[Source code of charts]

+ + + + + + +

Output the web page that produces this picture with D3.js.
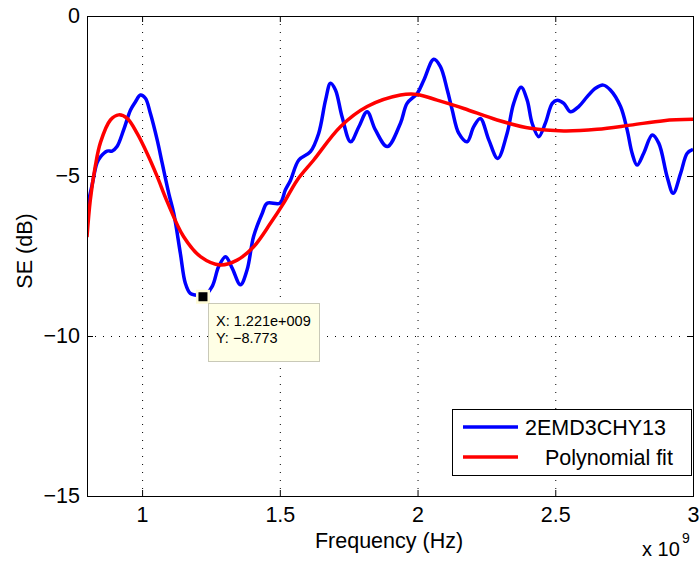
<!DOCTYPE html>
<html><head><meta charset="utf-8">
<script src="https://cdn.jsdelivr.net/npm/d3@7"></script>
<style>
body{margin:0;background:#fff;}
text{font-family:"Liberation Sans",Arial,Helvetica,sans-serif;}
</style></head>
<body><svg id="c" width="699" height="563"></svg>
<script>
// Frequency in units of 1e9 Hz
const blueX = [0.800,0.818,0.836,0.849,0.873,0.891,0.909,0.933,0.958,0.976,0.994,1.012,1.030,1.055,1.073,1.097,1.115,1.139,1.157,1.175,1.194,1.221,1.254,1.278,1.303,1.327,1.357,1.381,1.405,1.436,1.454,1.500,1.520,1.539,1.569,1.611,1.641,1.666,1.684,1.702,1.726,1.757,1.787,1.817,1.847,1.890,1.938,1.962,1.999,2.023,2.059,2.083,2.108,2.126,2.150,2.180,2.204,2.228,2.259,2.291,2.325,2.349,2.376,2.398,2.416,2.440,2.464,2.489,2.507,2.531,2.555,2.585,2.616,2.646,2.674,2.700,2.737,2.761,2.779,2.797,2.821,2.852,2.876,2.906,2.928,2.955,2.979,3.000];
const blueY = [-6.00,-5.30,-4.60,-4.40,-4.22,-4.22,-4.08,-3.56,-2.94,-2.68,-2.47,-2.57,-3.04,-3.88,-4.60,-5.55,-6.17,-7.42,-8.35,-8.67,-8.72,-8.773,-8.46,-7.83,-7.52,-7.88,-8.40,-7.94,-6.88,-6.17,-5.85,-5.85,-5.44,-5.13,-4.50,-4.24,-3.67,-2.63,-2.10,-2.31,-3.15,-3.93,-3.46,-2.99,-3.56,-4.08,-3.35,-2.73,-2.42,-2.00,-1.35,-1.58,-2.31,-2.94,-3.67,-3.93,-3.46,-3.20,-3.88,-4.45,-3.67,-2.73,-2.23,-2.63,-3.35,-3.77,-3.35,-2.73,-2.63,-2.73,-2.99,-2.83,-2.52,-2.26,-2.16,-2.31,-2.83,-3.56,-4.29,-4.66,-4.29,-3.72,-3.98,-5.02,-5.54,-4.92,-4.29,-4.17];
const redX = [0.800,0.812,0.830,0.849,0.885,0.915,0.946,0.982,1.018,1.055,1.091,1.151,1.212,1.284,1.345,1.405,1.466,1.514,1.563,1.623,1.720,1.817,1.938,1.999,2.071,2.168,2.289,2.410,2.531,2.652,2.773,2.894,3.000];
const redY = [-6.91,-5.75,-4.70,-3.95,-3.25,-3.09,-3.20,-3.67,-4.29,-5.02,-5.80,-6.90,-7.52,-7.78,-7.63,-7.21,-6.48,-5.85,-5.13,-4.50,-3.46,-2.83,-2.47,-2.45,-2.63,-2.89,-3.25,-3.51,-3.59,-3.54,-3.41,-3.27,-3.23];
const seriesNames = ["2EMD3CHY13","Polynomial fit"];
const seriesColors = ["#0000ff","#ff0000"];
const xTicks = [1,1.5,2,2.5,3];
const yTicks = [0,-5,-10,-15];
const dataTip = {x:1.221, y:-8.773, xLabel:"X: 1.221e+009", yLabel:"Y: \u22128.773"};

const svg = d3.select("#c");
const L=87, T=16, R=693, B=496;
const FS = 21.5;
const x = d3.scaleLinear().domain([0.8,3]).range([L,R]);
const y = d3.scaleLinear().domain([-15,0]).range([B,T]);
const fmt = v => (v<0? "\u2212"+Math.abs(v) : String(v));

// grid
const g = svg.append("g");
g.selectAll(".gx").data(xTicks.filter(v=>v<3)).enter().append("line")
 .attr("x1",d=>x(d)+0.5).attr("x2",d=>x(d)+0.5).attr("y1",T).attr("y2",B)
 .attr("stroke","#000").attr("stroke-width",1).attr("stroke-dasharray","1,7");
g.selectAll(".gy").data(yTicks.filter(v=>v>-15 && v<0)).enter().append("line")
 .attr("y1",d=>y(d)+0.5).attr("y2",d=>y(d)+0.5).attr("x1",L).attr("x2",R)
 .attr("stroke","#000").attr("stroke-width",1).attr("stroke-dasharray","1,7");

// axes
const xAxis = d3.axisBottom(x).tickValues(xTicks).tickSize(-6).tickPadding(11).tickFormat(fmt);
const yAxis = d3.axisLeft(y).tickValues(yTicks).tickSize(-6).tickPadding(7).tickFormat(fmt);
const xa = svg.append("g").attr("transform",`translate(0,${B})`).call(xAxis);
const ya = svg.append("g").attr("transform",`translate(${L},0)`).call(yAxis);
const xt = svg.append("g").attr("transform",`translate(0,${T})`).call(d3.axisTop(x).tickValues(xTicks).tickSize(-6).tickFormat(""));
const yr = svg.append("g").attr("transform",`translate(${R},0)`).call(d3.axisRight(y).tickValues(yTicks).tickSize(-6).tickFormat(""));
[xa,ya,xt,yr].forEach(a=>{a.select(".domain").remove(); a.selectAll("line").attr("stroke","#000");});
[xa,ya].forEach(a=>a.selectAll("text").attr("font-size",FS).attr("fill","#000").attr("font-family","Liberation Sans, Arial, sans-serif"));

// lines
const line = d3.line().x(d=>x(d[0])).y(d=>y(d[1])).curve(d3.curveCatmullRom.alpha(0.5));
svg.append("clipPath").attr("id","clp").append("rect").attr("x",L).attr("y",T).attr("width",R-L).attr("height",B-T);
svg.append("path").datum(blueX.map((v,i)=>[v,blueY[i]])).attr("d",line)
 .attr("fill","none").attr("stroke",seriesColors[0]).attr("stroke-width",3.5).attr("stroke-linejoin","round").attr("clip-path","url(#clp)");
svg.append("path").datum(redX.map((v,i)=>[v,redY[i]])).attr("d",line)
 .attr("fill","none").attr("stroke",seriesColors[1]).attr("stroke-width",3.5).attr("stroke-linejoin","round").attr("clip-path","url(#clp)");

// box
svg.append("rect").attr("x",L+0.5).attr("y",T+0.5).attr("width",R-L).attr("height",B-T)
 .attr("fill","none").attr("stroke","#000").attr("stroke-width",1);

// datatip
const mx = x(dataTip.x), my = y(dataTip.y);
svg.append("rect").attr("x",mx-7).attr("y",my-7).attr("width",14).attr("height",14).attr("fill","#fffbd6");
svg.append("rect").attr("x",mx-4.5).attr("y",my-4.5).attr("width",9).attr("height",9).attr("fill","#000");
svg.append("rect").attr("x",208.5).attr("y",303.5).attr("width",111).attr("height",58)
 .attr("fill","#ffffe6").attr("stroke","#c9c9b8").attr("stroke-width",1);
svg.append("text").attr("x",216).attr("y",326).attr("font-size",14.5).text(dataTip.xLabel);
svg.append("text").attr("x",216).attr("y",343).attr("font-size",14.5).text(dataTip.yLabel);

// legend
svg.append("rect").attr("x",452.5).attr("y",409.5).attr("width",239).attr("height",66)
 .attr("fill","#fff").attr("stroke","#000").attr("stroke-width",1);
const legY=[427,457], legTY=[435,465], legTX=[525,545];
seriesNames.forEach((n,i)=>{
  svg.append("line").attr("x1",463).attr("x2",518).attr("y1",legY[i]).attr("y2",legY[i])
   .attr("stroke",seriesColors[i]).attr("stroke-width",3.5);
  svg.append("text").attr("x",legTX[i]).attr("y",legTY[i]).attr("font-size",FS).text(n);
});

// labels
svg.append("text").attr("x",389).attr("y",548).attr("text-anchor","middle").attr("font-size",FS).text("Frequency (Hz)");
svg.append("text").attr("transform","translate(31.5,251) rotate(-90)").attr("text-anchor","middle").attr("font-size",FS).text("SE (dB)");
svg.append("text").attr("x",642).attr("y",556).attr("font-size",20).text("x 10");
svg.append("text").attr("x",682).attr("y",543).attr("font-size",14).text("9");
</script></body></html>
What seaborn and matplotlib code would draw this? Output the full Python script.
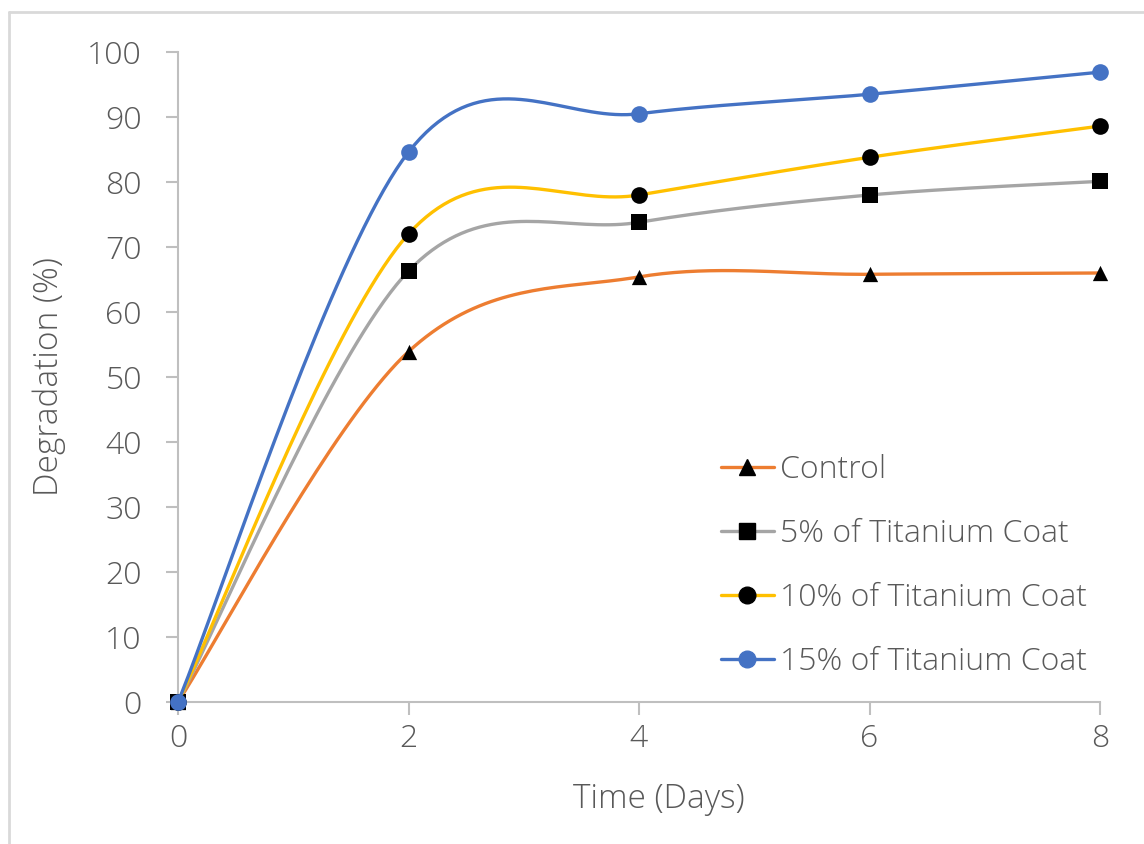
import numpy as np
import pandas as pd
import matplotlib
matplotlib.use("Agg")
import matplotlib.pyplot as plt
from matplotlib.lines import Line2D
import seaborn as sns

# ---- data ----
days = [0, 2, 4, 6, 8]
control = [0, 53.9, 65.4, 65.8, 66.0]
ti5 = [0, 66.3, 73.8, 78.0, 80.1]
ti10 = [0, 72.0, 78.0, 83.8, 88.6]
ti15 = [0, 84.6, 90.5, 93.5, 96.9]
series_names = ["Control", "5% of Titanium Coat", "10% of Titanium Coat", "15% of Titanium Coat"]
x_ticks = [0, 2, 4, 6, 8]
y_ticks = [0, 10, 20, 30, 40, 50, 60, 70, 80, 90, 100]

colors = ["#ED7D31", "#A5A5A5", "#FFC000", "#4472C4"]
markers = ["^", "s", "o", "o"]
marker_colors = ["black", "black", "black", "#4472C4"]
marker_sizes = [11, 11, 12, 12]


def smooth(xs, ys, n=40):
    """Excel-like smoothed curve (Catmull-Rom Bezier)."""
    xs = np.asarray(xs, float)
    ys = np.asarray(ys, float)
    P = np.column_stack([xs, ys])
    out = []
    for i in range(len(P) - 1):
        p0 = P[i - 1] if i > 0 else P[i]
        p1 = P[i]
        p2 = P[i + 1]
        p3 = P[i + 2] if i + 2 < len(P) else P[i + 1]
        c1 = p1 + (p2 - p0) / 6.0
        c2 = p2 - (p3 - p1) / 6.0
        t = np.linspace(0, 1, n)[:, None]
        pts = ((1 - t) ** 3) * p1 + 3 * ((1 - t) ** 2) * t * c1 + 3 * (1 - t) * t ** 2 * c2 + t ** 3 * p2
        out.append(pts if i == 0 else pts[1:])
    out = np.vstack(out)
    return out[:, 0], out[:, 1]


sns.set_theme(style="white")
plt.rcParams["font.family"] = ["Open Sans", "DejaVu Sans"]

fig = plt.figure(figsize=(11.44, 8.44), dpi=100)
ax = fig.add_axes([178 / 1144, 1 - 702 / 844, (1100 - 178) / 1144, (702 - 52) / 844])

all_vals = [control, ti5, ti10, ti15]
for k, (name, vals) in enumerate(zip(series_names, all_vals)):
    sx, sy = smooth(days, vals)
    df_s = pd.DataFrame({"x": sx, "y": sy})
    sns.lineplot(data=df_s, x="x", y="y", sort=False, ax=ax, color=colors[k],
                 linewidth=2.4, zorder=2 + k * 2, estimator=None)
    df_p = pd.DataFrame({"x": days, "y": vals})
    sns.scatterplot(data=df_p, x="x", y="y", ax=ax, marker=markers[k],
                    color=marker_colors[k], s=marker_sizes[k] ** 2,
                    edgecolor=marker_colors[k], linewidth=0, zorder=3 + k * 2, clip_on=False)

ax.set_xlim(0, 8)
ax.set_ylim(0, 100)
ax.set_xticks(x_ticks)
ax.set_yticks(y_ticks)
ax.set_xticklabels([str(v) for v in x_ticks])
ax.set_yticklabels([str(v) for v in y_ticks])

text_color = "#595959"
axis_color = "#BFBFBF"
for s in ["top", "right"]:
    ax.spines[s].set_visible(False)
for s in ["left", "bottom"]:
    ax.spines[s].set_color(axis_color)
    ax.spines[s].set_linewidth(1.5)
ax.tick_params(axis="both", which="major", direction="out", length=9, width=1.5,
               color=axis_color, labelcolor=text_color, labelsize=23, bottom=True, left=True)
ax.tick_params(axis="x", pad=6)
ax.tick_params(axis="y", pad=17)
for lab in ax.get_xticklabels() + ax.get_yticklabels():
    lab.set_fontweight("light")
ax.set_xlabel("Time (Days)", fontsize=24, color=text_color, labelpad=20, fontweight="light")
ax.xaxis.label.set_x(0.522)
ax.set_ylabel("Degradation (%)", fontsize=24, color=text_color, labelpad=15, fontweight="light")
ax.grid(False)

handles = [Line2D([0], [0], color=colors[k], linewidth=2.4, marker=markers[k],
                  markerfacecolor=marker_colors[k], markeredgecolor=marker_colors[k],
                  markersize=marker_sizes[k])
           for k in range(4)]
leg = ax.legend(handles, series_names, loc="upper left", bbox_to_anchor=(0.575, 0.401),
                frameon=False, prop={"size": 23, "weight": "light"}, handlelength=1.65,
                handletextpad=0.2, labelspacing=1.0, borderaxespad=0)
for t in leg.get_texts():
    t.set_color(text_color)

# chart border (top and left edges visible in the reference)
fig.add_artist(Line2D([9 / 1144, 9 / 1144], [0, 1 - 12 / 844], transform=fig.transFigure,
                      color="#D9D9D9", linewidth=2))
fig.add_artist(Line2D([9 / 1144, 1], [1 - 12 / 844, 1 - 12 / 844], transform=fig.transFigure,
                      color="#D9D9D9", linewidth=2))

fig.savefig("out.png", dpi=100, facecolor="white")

+ + + + + + +

> **Short problem**
Copy word for word every line from the one with "What seaborn and" through the one with "marker_sizes = [11, 11, 12, 12]", including both. No pictures belong in the copy.

> **Completed exercise**
What seaborn and matplotlib code would draw this? Output the full Python script.
import numpy as np
import pandas as pd
import matplotlib
matplotlib.use("Agg")
import matplotlib.pyplot as plt
from matplotlib.lines import Line2D
import seaborn as sns

# ---- data ----
days = [0, 2, 4, 6, 8]
control = [0, 53.9, 65.4, 65.8, 66.0]
ti5 = [0, 66.3, 73.8, 78.0, 80.1]
ti10 = [0, 72.0, 78.0, 83.8, 88.6]
ti15 = [0, 84.6, 90.5, 93.5, 96.9]
series_names = ["Control", "5% of Titanium Coat", "10% of Titanium Coat", "15% of Titanium Coat"]
x_ticks = [0, 2, 4, 6, 8]
y_ticks = [0, 10, 20, 30, 40, 50, 60, 70, 80, 90, 100]

colors = ["#ED7D31", "#A5A5A5", "#FFC000", "#4472C4"]
markers = ["^", "s", "o", "o"]
marker_colors = ["black", "black", "black", "#4472C4"]
marker_sizes = [11, 11, 12, 12]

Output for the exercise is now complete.